News & Analysis

OECD Finalizes Global Crypto Contours

The developed countries have come out with a framework that allows their central banks to keep tabs on cross border crypto transfers

Close on the heels of reports around India’s official digital currency (eRupee) launch comes the news that the league of developed countries have now created a framework that could help keep tabs on how crypto currencies get traded across geographical borders. What’s more, this framework could be a global one, which effectively means currency remains centralized. 

The OECD released the global framework around how countries can monitor and report crypto currency transactions and at the core of it rests an automatic exchange of information between the countries and the mandatory customer identification. The two measures would be considered a part of the due diligence process for crypto currencies. 

 

India is behind the move

India is already a solid backer for the global framework, having expressed its concerns around the impact of allowing private currencies floating around and how these could be used for terror funding and other anti-national activities surrounding the dark web. Both the RBI and the finance ministry have backed such a framework on monitoring the virtual currencies. 
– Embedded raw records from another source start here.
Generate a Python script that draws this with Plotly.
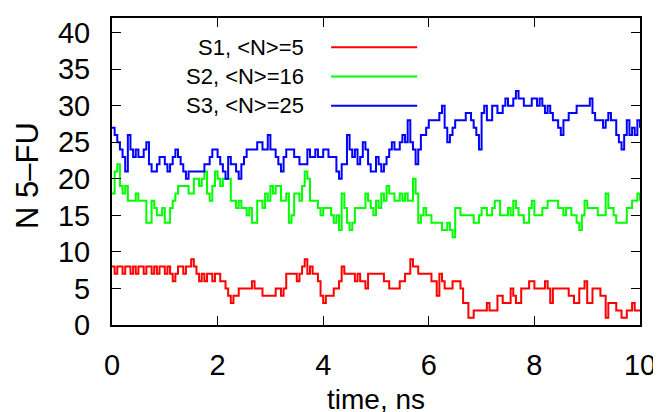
import numpy as np
import plotly.graph_objects as go

# time grid (ns), sampled every 0.05 ns
time_ns = [round(i * 0.05, 2) for i in range(201)]

s1_red = [
    8, 7, 8, 8, 7, 8, 8, 7, 8, 7, 8, 8, 7, 8, 8, 7, 8, 7, 8, 8,
    7, 8, 7, 6, 7, 8, 8, 7, 8, 8, 9, 8, 7, 6, 7, 6, 7, 7, 6, 7,
    7, 6, 6, 5, 4, 3, 4, 4, 5, 5, 5, 5, 5, 6, 5, 5, 5, 4, 4, 4,
    4, 4, 5, 5, 4, 5, 7, 7, 7, 7, 6, 7, 8, 9, 7, 8, 7, 7, 6, 4,
    3, 4, 4, 4, 5, 5, 6, 8, 7, 7, 7, 7, 6, 7, 6, 6, 5, 7, 7, 7,
    7, 7, 7, 6, 6, 5, 5, 5, 5, 6, 6, 7, 7, 9, 8, 8, 7, 7, 7, 7,
    7, 6, 6, 4, 7, 6, 5, 5, 5, 6, 6, 6, 5, 3, 3, 1, 1, 2, 2, 2,
    2, 2, 3, 2, 2, 2, 4, 4, 3, 3, 3, 5, 4, 3, 3, 5, 5, 5, 6, 6,
    5, 5, 5, 5, 6, 5, 3, 5, 5, 5, 5, 5, 5, 4, 4, 3, 3, 5, 5, 6,
    3, 3, 5, 5, 5, 4, 4, 1, 3, 3, 3, 2, 2, 1, 1, 2, 2, 3, 2, 2,
    2,
]

s2_green = [
    18, 21, 22, 19, 18, 19, 17, 17, 17, 18, 17, 17, 17, 14, 14, 17, 16, 15, 15, 16,
    14, 14, 16, 17, 18, 19, 19, 19, 19, 18, 18, 20, 20, 19, 20, 21, 18, 17, 19, 21,
    20, 19, 20, 20, 20, 17, 17, 16, 17, 16, 16, 15, 16, 14, 14, 17, 17, 16, 18, 17,
    19, 18, 19, 19, 17, 17, 18, 14, 15, 18, 18, 17, 19, 21, 20, 17, 17, 17, 16, 15,
    16, 16, 16, 15, 14, 15, 13, 18, 16, 14, 13, 14, 16, 16, 16, 16, 18, 17, 16, 15,
    17, 16, 18, 17, 19, 18, 18, 17, 17, 18, 17, 18, 17, 17, 20, 18, 14, 15, 16, 15,
    15, 14, 14, 14, 14, 13, 13, 14, 13, 12, 16, 16, 15, 15, 15, 15, 15, 14, 14, 15,
    16, 16, 15, 15, 16, 17, 17, 15, 15, 15, 16, 15, 17, 16, 15, 15, 14, 14, 16, 17,
    15, 15, 15, 16, 16, 17, 17, 17, 17, 16, 16, 15, 16, 16, 15, 15, 14, 13, 15, 17,
    16, 16, 16, 16, 15, 15, 15, 18, 16, 16, 15, 14, 14, 14, 14, 16, 16, 17, 17, 18,
    17,
]

s3_blue = [
    27, 26, 25, 24, 23, 21, 26, 24, 23, 24, 23, 23, 24, 25, 22, 21, 21, 22, 23, 23,
    22, 21, 22, 23, 24, 23, 22, 21, 20, 21, 21, 21, 21, 21, 21, 22, 22, 23, 24, 24,
    23, 22, 21, 20, 23, 22, 22, 21, 20, 22, 23, 24, 24, 24, 24, 25, 25, 24, 24, 26,
    24, 24, 23, 22, 21, 23, 24, 24, 24, 23, 23, 22, 22, 22, 24, 23, 23, 24, 23, 23,
    24, 24, 23, 23, 23, 21, 20, 22, 22, 26, 24, 23, 24, 22, 23, 25, 24, 22, 21, 21,
    23, 22, 21, 22, 23, 24, 25, 24, 24, 25, 26, 25, 28, 25, 24, 22, 24, 26, 26, 27,
    28, 28, 28, 28, 29, 30, 27, 25, 26, 27, 28, 28, 28, 28, 29, 29, 28, 27, 26, 24,
    29, 30, 28, 28, 30, 30, 29, 29, 30, 31, 30, 30, 31, 32, 31, 31, 30, 30, 30, 31,
    31, 30, 31, 30, 29, 30, 29, 28, 28, 27, 26, 28, 28, 29, 29, 29, 30, 30, 30, 30,
    30, 31, 29, 28, 28, 28, 27, 28, 29, 28, 28, 26, 25, 24, 26, 28, 26, 27, 26, 28,
    27,
]

series_names = ["S1, &lt;N&gt;=5", "S2, &lt;N&gt;=16", "S3, &lt;N&gt;=25"]
series_colors = ["#ff0000", "#00ff00", "#0000ff"]
series_values = [s1_red, s2_green, s3_blue]

x_ticks = [0, 2, 4, 6, 8, 10]
y_ticks = [0, 5, 10, 15, 20, 25, 30, 35, 40]

FONT = "Liberation Sans, Arial, Helvetica, sans-serif"

fig = go.Figure()
for name, color, vals in zip(series_names, series_colors, series_values):
    fig.add_trace(go.Scatter(
        x=time_ns, y=vals, mode="lines", name=name,
        line=dict(color=color, width=2, shape="hv"),
        showlegend=False,
    ))

# gnuplot-style key: text on the left, line sample on the right
legend_rows_y = [38, 34, 30]
for name, color, ky in zip(series_names, series_colors, legend_rows_y):
    fig.add_annotation(x=3.67, y=ky, xref="x", yref="y", text=name,
                       showarrow=False, xanchor="right", yanchor="middle",
                       font=dict(family=FONT, size=22, color="black"))
    fig.add_shape(type="line", xref="x", yref="y", x0=4.15, x1=5.78, y0=ky, y1=ky,
                  line=dict(color=color, width=2))

axis_common = dict(
    showline=True, linecolor="black", linewidth=2, mirror="ticks",
    ticks="inside", ticklen=9, tickwidth=1.2, tickcolor="black",
    showgrid=False, zeroline=False,
    tickfont=dict(family=FONT, size=29, color="black"),
)

fig.update_xaxes(range=[0, 10], tickvals=x_ticks, ticklabelstandoff=13, **axis_common)
fig.update_yaxes(range=[0, 42], tickvals=y_ticks, ticklabelstandoff=14, **axis_common)

fig.add_annotation(x=0.5, y=0, xref="paper", yref="paper", text="time, ns",
                   showarrow=False, xanchor="center", yanchor="middle", yshift=-74,
                   font=dict(family=FONT, size=28, color="black"))
fig.add_annotation(x=0, y=0.4854, xref="paper", yref="paper", text="N 5\u2013FU",
                   showarrow=False, xanchor="center", yanchor="middle", xshift=-84,
                   textangle=-90, font=dict(family=FONT, size=31, color="black"))

# the page body has an 8px default margin; offsets compensate so the frame sits at
# x 112..640, y 16..325 in the window
fig.update_layout(
    width=661, height=412,
    margin=dict(l=104, r=29, t=8, b=95),
    plot_bgcolor="white", paper_bgcolor="white",
)

fig.write_html("out.html")
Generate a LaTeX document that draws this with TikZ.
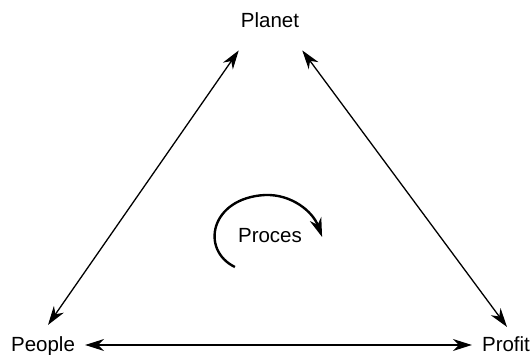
\documentclass[tikz,border=0pt]{standalone}
\usepackage{fontspec}
\setmainfont{Liberation Sans}
\usetikzlibrary{arrows.meta,calc}
\tikzset{
  corner/.style={font=\fontsize{20.5}{24}\selectfont, inner sep=0pt, anchor=base},
  link/.style={{Stealth[length=19pt,width=12pt,inset=6pt]}-{Stealth[length=19pt,width=12pt,inset=6pt]},
               line width=1.3pt},
  procarrow/.style={-{Stealth[length=19pt,width=12pt,inset=6pt]}, line width=2.4pt}
}
\begin{document}
\begin{tikzpicture}[x=1pt,y=-1pt]
\useasboundingbox (0,0) rectangle (531,355);
% the three corners and the centre
\node[corner] (planet) at (270,28) {Planet};
\node[corner] (people) at (43,352) {People};
\node[corner] (profit) at (506,352) {Profit};
\node[corner] (proces) at (270,243) {Proces};
% sides
\draw[link] ($(people.north)+(5,-12)$) -- ($(planet.south west)+(-2,22)$);
\draw[link] ($(planet.south east)+(3,22)$) -- ($(profit.north)+(1,-10)$);
\draw[link] ($(people.base east)+(10,-7)$) -- ($(profit.base west)+(-10,-7)$);
% loop round the centre
\draw[procarrow] ($(proces.base west)+(-3,24)$) .. controls (200,250) and (210,198) .. (265,195)
  .. controls (292,194) and (313,212) .. ($(proces.base east)+(20,-6)$);
\end{tikzpicture}
\end{document}
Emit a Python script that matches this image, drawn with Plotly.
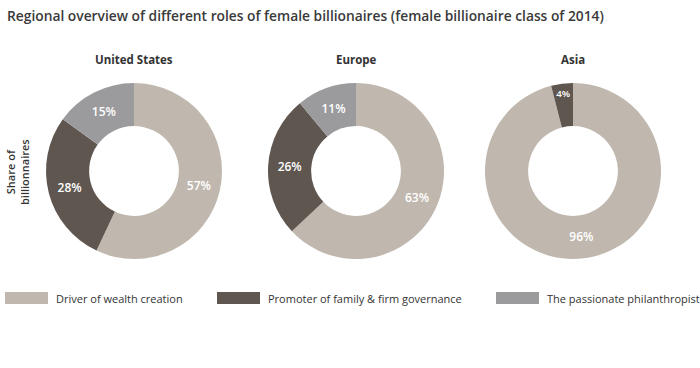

Called the Crypto Asset Reporting Framework (CARF), the framework will be presented to the finance ministers of the Group of 20 group this week in Washington, the OECD said in a statement. India is a part of this initiative and could be one of the major proponents of the framework, given its security concerns on both the western and eastern borders. 

 

A needed move in crypto world

The initiative “comes against the backdrop of a rapid adoption of the use of crypto assets for a wide range of investment and financial uses,” the OECD said, warning that the crypto assets market “poses a significant risk that recent gains in global tax transparency will be gradually eroded”.

Readers may recall that the Group of 20 had last April (2021) mandated the OECD to develop such a framework to set up an automatic exchange of tax relevant data around crypto assets.  The CARF defines the relevant crypto assets in scope, transactions, and the intermediaries and other service providers that will be subject to reporting. Any digital representation of value that relies on a cryptographically secure distributed ledger or a similar technology to validate and secure transactions will be covered under the framework.

The proposed global regime incorporates recent developments in the global anti-money laundering standards of the Financial Action Task Force. Due diligence procedures to be implemented by countries will require the identification of both individual and entity customers, as well as their controlling persons, it said. The framework requires reporting on an aggregate basis, divided by type of crypto asset and type of transaction.

Once this proposal gets accepted, it can potentially prevent information arbitrage across geographies while taxmen could also get stricter with the reporting and compliance requirements. These would ensure that buyers of the currency cannot sell in different geos and make money and also save taxes in the process – something India has harped about.